__Work to complete__: The line containing "ax.spines['bottom'].set_linewidth(1.2)" marks the end: extract everything from the first line of the data through that line, exactly, with no pictures.

__Records provided__:
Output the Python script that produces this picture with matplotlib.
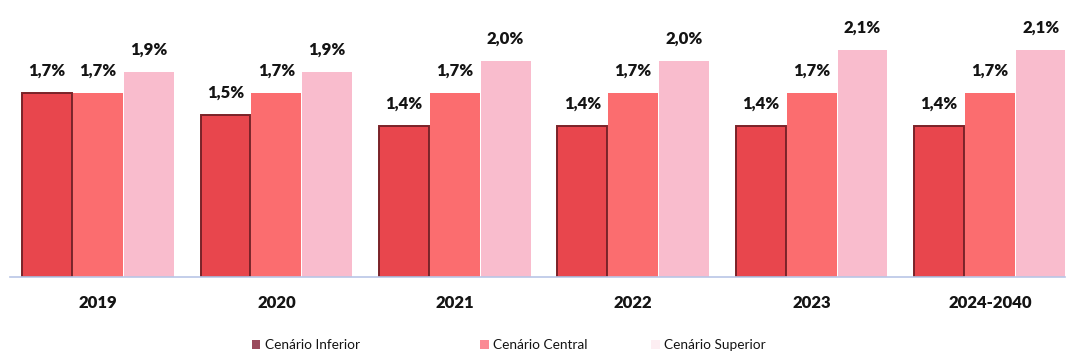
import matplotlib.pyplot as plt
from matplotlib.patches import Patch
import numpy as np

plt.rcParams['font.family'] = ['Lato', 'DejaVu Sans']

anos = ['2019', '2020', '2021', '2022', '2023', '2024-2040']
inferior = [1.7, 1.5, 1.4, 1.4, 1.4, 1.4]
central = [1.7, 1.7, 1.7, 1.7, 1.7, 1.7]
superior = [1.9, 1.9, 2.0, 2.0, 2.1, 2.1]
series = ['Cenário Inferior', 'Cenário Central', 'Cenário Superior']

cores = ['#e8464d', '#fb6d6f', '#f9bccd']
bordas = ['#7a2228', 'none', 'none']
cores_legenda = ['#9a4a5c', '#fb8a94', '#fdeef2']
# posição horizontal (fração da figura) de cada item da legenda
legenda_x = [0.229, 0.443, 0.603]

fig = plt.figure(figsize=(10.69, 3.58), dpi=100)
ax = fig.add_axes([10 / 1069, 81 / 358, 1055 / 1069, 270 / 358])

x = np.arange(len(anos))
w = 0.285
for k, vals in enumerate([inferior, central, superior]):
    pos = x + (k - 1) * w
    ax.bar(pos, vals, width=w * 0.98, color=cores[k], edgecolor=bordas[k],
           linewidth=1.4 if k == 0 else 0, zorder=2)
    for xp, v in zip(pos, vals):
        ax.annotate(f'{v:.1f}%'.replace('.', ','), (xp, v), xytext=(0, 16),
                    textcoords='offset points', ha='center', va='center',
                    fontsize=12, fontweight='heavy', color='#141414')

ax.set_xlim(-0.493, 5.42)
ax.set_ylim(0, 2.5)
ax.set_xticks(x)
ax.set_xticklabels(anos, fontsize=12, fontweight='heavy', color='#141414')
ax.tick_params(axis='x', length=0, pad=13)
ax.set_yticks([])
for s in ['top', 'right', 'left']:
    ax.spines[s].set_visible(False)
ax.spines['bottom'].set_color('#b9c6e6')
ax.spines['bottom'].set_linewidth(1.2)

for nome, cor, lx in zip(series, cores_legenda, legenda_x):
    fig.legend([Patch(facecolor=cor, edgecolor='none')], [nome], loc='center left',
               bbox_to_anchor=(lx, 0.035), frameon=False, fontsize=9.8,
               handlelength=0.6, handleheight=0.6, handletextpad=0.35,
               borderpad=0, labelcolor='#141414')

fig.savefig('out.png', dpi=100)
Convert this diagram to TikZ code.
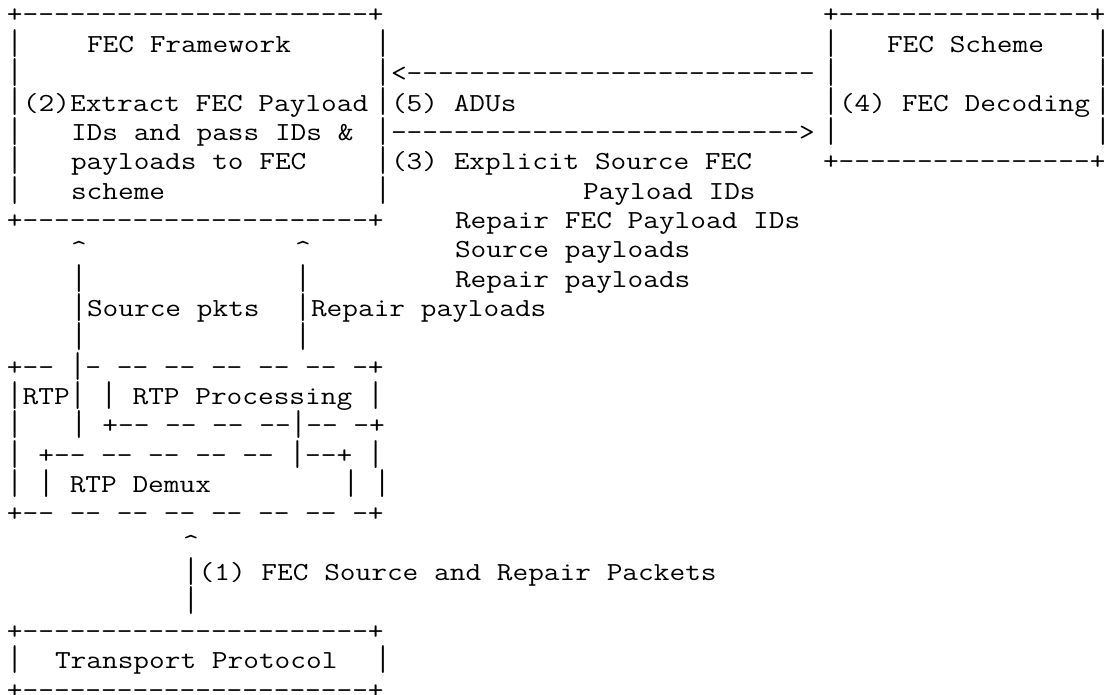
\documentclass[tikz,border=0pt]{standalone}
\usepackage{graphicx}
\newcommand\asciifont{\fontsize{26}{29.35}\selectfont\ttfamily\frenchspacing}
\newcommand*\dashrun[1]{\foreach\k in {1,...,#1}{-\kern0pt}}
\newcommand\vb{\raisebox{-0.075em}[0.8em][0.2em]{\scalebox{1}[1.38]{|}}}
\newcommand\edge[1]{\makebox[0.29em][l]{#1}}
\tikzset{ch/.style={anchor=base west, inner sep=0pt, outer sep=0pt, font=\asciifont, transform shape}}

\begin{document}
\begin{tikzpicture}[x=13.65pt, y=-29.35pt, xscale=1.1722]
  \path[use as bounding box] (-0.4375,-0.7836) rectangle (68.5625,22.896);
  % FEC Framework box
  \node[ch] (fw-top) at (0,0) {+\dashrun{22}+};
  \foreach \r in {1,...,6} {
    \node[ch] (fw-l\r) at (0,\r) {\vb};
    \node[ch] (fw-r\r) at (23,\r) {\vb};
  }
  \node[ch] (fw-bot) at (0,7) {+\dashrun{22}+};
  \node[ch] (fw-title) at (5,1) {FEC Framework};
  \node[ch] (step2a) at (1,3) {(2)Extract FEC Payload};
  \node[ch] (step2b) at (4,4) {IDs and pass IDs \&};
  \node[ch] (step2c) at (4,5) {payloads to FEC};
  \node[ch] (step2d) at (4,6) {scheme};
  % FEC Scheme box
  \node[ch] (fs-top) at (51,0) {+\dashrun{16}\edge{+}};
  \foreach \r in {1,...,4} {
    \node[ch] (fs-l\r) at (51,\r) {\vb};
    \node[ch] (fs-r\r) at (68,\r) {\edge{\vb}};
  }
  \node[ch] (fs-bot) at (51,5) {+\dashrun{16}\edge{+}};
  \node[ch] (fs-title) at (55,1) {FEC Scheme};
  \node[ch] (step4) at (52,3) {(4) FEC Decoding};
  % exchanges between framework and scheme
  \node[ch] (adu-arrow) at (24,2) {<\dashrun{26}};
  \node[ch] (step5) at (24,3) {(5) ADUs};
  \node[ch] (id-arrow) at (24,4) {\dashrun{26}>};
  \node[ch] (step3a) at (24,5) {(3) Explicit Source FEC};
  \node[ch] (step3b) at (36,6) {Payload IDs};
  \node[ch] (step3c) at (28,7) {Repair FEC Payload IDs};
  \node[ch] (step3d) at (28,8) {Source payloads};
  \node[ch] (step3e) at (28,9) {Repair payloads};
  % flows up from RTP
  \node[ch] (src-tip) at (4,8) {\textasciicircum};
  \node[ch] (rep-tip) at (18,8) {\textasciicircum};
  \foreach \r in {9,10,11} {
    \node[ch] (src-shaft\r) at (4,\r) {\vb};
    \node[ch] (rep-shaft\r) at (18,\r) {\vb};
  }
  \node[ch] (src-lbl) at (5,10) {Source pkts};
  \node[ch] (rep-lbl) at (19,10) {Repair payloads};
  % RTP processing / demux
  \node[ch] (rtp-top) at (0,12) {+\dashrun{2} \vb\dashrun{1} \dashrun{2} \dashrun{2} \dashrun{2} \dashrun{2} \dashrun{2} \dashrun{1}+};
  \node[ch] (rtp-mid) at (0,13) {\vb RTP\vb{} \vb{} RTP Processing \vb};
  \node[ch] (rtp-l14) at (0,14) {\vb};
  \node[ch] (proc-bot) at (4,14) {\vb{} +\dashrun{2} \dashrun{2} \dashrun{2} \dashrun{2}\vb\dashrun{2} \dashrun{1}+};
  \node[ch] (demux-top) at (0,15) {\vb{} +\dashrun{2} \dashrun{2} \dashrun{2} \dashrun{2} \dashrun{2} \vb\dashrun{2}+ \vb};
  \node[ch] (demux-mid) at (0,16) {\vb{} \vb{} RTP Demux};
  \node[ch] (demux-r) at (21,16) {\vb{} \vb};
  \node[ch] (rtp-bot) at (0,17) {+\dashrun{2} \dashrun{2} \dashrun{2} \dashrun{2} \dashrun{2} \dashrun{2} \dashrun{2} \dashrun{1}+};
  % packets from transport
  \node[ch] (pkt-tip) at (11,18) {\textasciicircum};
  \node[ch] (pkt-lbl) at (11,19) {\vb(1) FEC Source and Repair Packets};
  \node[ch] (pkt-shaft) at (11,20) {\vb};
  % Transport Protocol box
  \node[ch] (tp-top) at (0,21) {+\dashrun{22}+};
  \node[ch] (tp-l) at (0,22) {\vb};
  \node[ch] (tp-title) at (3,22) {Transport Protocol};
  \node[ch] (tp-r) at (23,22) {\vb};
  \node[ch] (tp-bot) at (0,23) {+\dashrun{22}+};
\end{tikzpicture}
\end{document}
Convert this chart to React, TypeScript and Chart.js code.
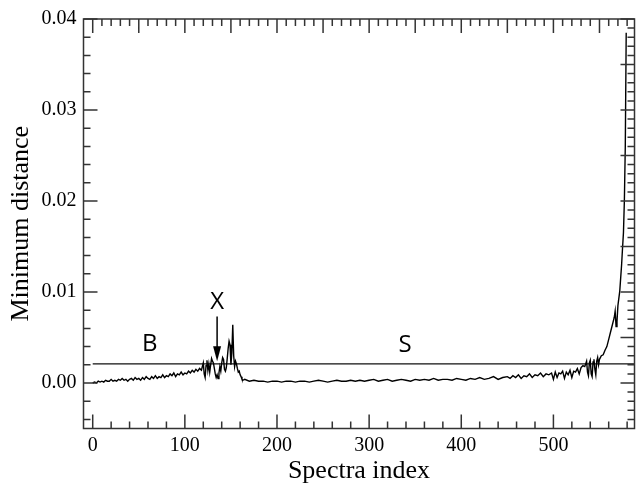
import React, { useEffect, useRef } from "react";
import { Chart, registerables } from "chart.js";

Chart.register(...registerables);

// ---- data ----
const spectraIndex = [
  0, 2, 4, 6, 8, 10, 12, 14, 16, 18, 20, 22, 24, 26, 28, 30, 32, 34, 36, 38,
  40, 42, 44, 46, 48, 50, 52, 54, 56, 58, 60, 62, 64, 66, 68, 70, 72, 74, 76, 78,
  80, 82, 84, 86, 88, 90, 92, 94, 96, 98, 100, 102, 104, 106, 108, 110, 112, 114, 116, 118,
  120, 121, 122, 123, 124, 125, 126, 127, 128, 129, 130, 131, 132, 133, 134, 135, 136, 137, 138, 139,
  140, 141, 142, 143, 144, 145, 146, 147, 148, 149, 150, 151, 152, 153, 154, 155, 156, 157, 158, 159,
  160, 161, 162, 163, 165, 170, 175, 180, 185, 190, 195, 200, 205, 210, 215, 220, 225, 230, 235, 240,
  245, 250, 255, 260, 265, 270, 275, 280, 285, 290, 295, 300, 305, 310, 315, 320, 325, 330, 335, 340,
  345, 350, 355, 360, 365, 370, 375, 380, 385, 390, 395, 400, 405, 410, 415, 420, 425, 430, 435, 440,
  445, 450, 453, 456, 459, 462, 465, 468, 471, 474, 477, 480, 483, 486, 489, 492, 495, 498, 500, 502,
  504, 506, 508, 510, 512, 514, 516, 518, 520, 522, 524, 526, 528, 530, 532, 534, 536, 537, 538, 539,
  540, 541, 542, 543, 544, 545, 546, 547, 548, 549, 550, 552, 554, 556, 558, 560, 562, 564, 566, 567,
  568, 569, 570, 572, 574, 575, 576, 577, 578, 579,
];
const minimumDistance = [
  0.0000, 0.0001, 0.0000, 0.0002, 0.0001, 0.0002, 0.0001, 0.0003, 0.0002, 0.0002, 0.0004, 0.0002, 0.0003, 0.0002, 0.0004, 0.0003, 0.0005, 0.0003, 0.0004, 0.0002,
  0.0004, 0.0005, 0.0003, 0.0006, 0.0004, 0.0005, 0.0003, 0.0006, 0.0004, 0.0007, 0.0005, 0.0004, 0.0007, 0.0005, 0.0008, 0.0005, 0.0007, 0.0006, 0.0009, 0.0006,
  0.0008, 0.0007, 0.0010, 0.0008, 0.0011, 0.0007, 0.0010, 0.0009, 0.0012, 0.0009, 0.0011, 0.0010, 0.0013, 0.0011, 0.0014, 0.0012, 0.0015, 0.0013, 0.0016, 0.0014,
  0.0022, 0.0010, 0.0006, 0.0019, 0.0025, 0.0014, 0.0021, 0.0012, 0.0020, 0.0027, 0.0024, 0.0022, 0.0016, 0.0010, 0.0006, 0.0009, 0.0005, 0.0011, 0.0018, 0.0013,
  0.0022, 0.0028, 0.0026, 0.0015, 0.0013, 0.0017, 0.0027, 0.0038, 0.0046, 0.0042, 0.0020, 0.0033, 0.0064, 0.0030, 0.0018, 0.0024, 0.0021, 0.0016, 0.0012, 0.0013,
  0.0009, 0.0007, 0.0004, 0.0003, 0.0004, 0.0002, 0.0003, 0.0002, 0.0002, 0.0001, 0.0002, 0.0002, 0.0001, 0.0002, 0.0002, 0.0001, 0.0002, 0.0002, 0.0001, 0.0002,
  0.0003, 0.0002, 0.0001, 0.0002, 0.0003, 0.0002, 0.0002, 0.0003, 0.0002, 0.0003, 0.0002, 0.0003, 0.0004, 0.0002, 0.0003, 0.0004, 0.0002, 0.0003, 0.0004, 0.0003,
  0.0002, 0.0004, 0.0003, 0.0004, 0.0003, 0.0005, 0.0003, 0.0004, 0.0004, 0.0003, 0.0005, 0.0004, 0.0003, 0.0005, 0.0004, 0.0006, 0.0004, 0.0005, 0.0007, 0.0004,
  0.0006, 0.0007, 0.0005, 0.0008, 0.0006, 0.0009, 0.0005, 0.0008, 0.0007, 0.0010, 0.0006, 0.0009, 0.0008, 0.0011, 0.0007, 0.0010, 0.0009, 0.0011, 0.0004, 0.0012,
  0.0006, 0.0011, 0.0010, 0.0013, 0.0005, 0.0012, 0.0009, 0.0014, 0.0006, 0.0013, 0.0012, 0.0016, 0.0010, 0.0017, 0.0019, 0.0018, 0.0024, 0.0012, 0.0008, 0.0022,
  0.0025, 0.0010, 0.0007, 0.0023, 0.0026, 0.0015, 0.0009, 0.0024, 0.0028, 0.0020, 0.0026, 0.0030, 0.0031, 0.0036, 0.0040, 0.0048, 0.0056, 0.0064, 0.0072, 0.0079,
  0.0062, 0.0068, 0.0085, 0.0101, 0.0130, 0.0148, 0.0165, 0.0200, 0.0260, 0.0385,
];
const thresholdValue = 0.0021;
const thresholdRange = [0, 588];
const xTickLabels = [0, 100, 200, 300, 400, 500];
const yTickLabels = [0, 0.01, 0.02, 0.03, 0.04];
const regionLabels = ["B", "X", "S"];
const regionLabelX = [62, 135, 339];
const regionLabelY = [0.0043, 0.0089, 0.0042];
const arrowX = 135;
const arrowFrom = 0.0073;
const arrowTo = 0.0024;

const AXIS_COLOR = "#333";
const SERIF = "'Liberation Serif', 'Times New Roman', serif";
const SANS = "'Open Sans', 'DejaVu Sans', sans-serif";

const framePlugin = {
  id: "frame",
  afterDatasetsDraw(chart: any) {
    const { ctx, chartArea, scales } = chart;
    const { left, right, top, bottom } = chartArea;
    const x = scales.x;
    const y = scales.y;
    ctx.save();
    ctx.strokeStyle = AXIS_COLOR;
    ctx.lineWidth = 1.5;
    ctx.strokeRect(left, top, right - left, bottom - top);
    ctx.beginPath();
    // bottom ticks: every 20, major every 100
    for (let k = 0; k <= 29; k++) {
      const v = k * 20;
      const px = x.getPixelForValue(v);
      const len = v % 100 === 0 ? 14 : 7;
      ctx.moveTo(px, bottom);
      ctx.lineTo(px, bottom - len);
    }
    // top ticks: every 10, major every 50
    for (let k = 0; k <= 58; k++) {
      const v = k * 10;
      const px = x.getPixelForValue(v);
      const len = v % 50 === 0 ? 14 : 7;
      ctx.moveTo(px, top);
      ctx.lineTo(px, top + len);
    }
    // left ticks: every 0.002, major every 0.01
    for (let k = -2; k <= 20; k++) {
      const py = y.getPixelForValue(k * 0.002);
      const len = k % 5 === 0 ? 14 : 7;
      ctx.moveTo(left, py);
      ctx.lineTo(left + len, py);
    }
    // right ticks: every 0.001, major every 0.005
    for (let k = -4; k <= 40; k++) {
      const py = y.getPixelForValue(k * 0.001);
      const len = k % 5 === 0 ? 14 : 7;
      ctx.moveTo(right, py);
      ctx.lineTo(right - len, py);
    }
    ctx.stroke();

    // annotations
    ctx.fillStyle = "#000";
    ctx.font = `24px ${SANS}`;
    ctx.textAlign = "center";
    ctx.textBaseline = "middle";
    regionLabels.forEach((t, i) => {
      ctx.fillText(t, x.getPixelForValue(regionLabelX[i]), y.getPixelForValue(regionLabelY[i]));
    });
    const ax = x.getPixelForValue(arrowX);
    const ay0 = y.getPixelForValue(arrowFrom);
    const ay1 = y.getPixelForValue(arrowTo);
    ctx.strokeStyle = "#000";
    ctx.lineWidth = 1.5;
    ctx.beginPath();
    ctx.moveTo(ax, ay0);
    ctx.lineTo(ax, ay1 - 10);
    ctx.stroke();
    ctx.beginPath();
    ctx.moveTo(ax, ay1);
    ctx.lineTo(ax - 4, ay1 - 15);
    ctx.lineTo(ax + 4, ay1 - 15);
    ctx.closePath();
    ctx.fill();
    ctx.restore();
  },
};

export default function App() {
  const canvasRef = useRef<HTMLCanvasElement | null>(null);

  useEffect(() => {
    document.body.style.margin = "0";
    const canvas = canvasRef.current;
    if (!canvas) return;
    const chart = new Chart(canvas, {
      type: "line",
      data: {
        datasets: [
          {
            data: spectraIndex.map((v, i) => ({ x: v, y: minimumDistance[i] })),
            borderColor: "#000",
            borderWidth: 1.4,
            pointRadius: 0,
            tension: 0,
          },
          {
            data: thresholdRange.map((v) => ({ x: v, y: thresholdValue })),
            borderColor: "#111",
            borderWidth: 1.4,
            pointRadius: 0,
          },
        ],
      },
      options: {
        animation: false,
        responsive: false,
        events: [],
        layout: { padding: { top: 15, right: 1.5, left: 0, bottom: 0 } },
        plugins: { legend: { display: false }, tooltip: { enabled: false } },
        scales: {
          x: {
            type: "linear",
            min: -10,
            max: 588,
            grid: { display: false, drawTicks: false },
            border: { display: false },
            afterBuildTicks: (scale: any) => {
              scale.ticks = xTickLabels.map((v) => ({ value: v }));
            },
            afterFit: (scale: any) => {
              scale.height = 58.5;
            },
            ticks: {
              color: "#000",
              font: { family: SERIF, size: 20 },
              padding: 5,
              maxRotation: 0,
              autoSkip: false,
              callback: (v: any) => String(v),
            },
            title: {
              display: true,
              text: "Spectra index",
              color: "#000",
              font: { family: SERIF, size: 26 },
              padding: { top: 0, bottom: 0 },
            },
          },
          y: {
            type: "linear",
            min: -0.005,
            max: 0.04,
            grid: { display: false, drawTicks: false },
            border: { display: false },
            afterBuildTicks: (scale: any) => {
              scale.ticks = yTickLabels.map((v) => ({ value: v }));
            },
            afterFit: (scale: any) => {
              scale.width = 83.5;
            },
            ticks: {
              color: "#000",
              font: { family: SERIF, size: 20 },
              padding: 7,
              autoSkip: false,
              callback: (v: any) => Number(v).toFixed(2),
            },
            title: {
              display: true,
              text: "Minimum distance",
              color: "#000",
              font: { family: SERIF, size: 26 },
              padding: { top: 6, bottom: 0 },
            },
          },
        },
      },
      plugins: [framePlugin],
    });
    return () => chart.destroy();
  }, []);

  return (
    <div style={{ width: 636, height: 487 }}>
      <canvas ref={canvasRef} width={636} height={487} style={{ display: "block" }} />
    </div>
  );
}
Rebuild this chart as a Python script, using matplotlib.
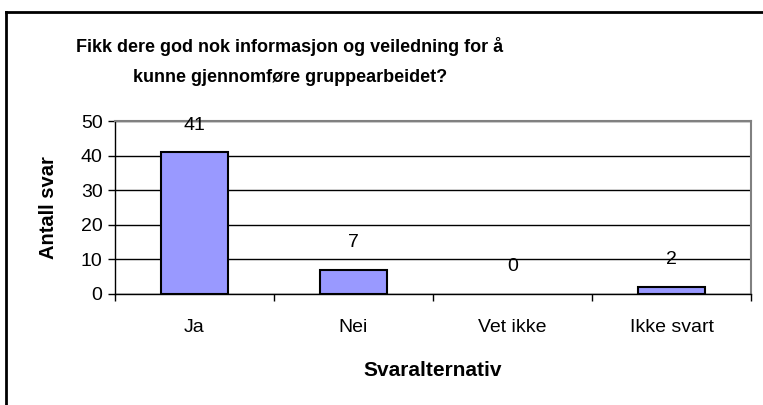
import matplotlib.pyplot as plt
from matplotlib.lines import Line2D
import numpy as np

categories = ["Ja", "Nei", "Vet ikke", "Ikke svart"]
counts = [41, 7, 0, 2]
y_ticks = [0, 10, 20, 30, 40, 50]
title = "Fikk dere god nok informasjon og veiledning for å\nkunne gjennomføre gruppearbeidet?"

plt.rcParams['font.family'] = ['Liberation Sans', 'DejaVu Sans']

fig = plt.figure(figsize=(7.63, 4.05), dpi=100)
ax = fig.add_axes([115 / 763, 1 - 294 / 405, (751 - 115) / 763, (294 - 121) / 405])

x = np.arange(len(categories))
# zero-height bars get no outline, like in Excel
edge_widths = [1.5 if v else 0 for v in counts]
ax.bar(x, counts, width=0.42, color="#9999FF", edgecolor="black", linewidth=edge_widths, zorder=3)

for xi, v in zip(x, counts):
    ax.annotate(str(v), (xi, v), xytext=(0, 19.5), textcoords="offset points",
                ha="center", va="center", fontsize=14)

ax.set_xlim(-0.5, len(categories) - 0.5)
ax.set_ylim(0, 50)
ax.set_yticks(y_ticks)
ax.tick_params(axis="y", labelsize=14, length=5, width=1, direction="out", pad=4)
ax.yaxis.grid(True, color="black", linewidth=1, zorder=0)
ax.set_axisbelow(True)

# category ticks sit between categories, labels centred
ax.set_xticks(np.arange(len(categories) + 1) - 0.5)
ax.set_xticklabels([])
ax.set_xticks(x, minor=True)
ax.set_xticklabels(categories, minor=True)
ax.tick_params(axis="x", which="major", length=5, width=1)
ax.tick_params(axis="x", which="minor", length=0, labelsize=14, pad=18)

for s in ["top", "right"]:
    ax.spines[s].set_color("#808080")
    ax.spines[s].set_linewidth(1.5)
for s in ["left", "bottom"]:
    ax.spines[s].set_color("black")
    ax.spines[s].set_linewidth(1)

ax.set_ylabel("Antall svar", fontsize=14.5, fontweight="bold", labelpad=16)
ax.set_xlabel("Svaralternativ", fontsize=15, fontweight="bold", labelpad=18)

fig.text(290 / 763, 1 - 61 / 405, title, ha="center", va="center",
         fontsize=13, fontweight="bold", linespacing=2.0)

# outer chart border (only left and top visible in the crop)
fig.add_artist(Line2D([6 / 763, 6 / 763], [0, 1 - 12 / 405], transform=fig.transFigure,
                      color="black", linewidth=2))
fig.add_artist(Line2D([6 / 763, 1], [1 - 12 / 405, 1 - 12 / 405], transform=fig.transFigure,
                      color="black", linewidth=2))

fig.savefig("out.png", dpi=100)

__Result of this exercise__:
Output the Python script that produces this picture with matplotlib.
import matplotlib.pyplot as plt
from matplotlib.patches import Patch
import numpy as np

plt.rcParams['font.family'] = ['Lato', 'DejaVu Sans']

anos = ['2019', '2020', '2021', '2022', '2023', '2024-2040']
inferior = [1.7, 1.5, 1.4, 1.4, 1.4, 1.4]
central = [1.7, 1.7, 1.7, 1.7, 1.7, 1.7]
superior = [1.9, 1.9, 2.0, 2.0, 2.1, 2.1]
series = ['Cenário Inferior', 'Cenário Central', 'Cenário Superior']

cores = ['#e8464d', '#fb6d6f', '#f9bccd']
bordas = ['#7a2228', 'none', 'none']
cores_legenda = ['#9a4a5c', '#fb8a94', '#fdeef2']
# posição horizontal (fração da figura) de cada item da legenda
legenda_x = [0.229, 0.443, 0.603]

fig = plt.figure(figsize=(10.69, 3.58), dpi=100)
ax = fig.add_axes([10 / 1069, 81 / 358, 1055 / 1069, 270 / 358])

x = np.arange(len(anos))
w = 0.285
for k, vals in enumerate([inferior, central, superior]):
    pos = x + (k - 1) * w
    ax.bar(pos, vals, width=w * 0.98, color=cores[k], edgecolor=bordas[k],
           linewidth=1.4 if k == 0 else 0, zorder=2)
    for xp, v in zip(pos, vals):
        ax.annotate(f'{v:.1f}%'.replace('.', ','), (xp, v), xytext=(0, 16),
                    textcoords='offset points', ha='center', va='center',
                    fontsize=12, fontweight='heavy', color='#141414')

ax.set_xlim(-0.493, 5.42)
ax.set_ylim(0, 2.5)
ax.set_xticks(x)
ax.set_xticklabels(anos, fontsize=12, fontweight='heavy', color='#141414')
ax.tick_params(axis='x', length=0, pad=13)
ax.set_yticks([])
for s in ['top', 'right', 'left']:
    ax.spines[s].set_visible(False)
ax.spines['bottom'].set_color('#b9c6e6')
ax.spines['bottom'].set_linewidth(1.2)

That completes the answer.